- _WORK INSTRUCTIONS_
From the line containing "Rebuild this diagram" through the last line of the entries, output the text exactly. Pictures stay out.

════════════════

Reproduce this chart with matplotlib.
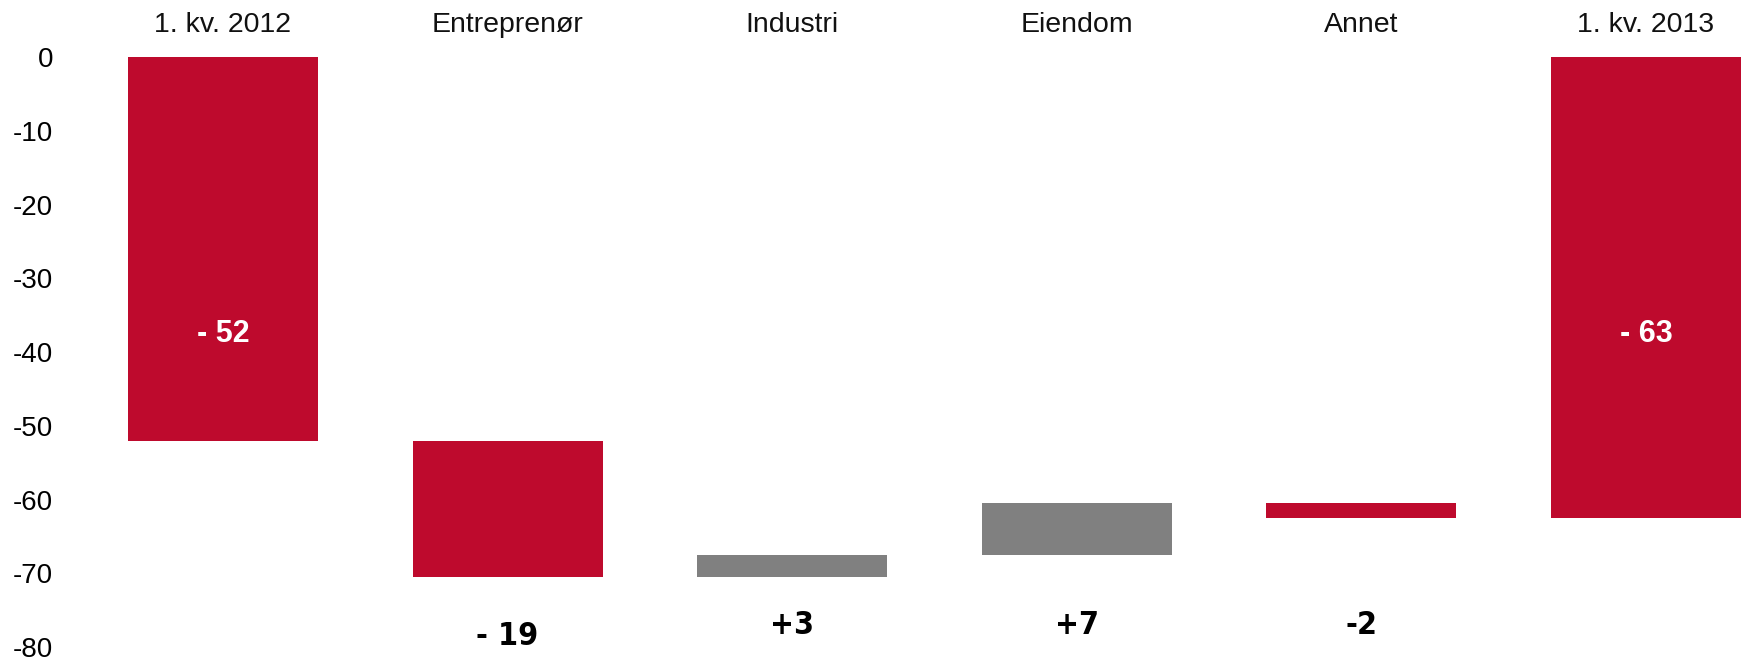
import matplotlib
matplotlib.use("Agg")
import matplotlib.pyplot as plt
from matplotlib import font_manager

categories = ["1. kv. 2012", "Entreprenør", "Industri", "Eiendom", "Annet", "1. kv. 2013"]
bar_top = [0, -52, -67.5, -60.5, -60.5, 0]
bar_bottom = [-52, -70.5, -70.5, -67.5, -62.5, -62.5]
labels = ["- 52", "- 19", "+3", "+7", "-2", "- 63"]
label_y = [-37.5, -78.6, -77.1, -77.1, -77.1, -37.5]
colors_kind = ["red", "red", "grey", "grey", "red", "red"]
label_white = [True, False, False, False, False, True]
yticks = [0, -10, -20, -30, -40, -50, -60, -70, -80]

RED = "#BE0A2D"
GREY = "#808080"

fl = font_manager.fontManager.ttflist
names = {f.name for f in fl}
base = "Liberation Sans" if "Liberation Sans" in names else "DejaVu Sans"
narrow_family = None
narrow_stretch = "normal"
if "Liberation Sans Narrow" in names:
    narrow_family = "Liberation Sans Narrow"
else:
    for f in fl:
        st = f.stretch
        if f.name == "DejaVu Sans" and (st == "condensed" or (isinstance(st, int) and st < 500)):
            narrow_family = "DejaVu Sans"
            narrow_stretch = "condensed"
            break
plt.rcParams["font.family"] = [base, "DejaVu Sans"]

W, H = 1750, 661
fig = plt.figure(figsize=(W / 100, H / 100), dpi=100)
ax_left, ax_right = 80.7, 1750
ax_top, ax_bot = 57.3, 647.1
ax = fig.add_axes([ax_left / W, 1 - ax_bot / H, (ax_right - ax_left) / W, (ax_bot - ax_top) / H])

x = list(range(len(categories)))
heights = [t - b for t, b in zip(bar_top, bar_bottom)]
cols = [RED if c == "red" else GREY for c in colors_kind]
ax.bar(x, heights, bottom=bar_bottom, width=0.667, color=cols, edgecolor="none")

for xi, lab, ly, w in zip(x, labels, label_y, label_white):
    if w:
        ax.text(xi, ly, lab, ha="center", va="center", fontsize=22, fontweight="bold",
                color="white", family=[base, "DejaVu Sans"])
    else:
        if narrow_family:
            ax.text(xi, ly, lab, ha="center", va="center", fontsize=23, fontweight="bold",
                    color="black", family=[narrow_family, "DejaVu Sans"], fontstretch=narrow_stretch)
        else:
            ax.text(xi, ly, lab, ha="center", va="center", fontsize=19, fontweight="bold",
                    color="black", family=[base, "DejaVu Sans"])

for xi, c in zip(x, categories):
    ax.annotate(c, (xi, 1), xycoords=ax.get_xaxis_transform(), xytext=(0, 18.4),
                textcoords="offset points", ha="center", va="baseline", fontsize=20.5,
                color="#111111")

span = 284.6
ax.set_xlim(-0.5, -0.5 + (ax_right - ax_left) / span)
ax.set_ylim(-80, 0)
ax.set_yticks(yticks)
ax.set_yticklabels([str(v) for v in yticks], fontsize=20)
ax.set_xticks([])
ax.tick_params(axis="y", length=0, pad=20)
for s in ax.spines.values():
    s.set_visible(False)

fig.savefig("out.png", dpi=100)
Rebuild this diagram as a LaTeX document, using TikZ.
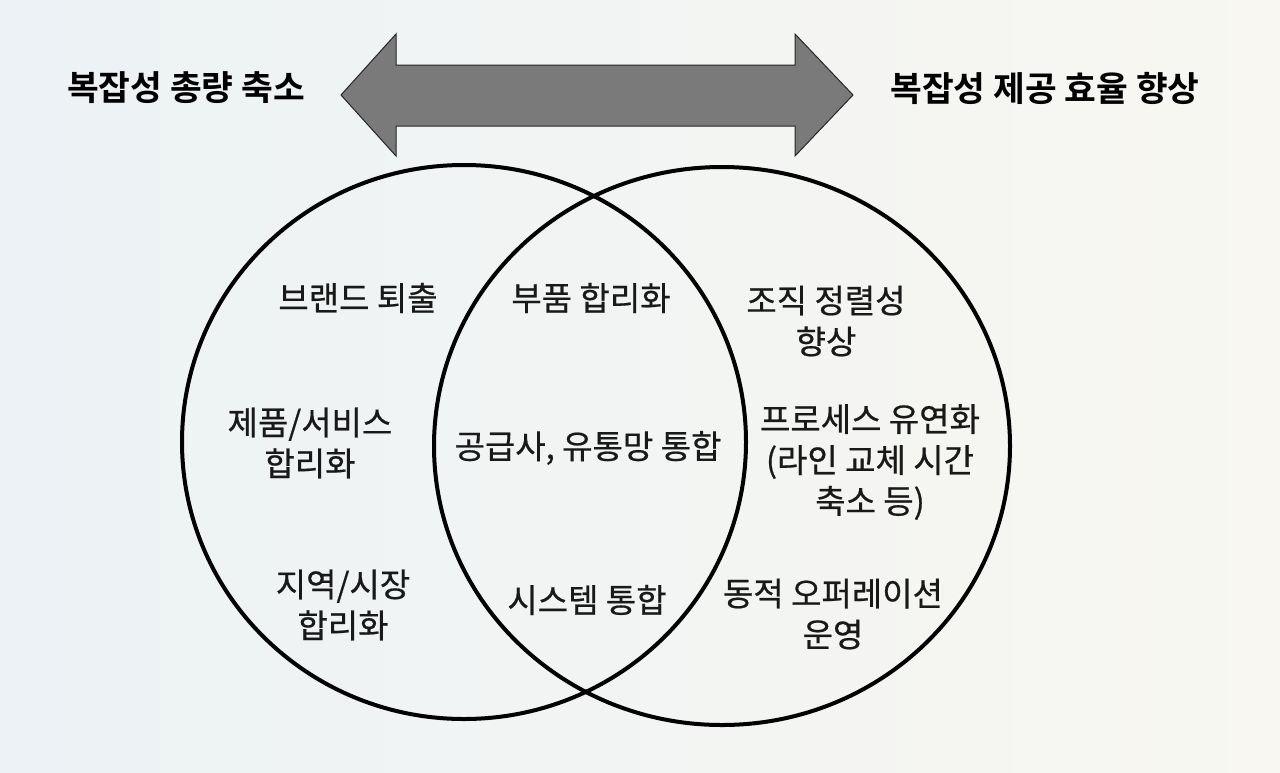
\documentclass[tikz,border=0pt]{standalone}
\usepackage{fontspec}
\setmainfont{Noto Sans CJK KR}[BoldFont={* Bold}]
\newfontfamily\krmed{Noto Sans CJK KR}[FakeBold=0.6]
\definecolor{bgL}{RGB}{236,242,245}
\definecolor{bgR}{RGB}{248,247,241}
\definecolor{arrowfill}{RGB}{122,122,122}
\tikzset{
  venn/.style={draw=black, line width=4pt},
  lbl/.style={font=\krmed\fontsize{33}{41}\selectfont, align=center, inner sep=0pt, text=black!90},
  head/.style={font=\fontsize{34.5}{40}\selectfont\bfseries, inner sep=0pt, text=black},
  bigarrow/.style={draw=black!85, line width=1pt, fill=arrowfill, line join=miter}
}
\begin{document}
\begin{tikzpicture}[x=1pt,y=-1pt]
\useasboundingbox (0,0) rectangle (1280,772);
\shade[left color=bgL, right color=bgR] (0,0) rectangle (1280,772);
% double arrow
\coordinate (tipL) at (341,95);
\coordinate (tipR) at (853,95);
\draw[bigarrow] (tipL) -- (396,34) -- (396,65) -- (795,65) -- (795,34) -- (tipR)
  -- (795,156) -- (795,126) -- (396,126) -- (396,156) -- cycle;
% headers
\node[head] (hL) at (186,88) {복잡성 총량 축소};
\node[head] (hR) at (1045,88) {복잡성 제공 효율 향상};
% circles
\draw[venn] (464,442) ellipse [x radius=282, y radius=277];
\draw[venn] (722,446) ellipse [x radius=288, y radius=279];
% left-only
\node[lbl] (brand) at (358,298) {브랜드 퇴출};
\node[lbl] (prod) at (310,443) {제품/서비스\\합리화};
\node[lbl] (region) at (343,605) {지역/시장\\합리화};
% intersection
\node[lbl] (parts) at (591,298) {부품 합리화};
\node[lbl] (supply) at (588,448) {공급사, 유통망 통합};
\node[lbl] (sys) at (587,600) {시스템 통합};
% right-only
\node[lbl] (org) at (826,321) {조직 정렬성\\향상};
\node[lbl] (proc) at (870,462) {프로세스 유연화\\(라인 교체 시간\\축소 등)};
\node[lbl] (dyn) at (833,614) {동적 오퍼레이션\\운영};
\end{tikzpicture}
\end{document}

════════════════

- _EXERCISE RESULT_
Rebuild this diagram as a LaTeX document, using TikZ.
\documentclass[tikz,border=0pt]{standalone}
\usepackage{fontspec}
\setmainfont{Noto Sans CJK KR}[BoldFont={* Bold}]
\newfontfamily\krmed{Noto Sans CJK KR}[FakeBold=0.6]
\definecolor{bgL}{RGB}{236,242,245}
\definecolor{bgR}{RGB}{248,247,241}
\definecolor{arrowfill}{RGB}{122,122,122}
\tikzset{
  venn/.style={draw=black, line width=4pt},
  lbl/.style={font=\krmed\fontsize{33}{41}\selectfont, align=center, inner sep=0pt, text=black!90},
  head/.style={font=\fontsize{34.5}{40}\selectfont\bfseries, inner sep=0pt, text=black},
  bigarrow/.style={draw=black!85, line width=1pt, fill=arrowfill, line join=miter}
}
\begin{document}
\begin{tikzpicture}[x=1pt,y=-1pt]
\useasboundingbox (0,0) rectangle (1280,772);
\shade[left color=bgL, right color=bgR] (0,0) rectangle (1280,772);
% double arrow
\coordinate (tipL) at (341,95);
\coordinate (tipR) at (853,95);
\draw[bigarrow] (tipL) -- (396,34) -- (396,65) -- (795,65) -- (795,34) -- (tipR)
  -- (795,156) -- (795,126) -- (396,126) -- (396,156) -- cycle;
% headers
\node[head] (hL) at (186,88) {복잡성 총량 축소};
\node[head] (hR) at (1045,88) {복잡성 제공 효율 향상};
% circles
\draw[venn] (464,442) ellipse [x radius=282, y radius=277];
\draw[venn] (722,446) ellipse [x radius=288, y radius=279];
% left-only
\node[lbl] (brand) at (358,298) {브랜드 퇴출};
\node[lbl] (prod) at (310,443) {제품/서비스\\합리화};
\node[lbl] (region) at (343,605) {지역/시장\\합리화};
% intersection
\node[lbl] (parts) at (591,298) {부품 합리화};
\node[lbl] (supply) at (588,448) {공급사, 유통망 통합};
\node[lbl] (sys) at (587,600) {시스템 통합};
% right-only
\node[lbl] (org) at (826,321) {조직 정렬성\\향상};
\node[lbl] (proc) at (870,462) {프로세스 유연화\\(라인 교체 시간\\축소 등)};
\node[lbl] (dyn) at (833,614) {동적 오퍼레이션\\운영};
\end{tikzpicture}
\end{document}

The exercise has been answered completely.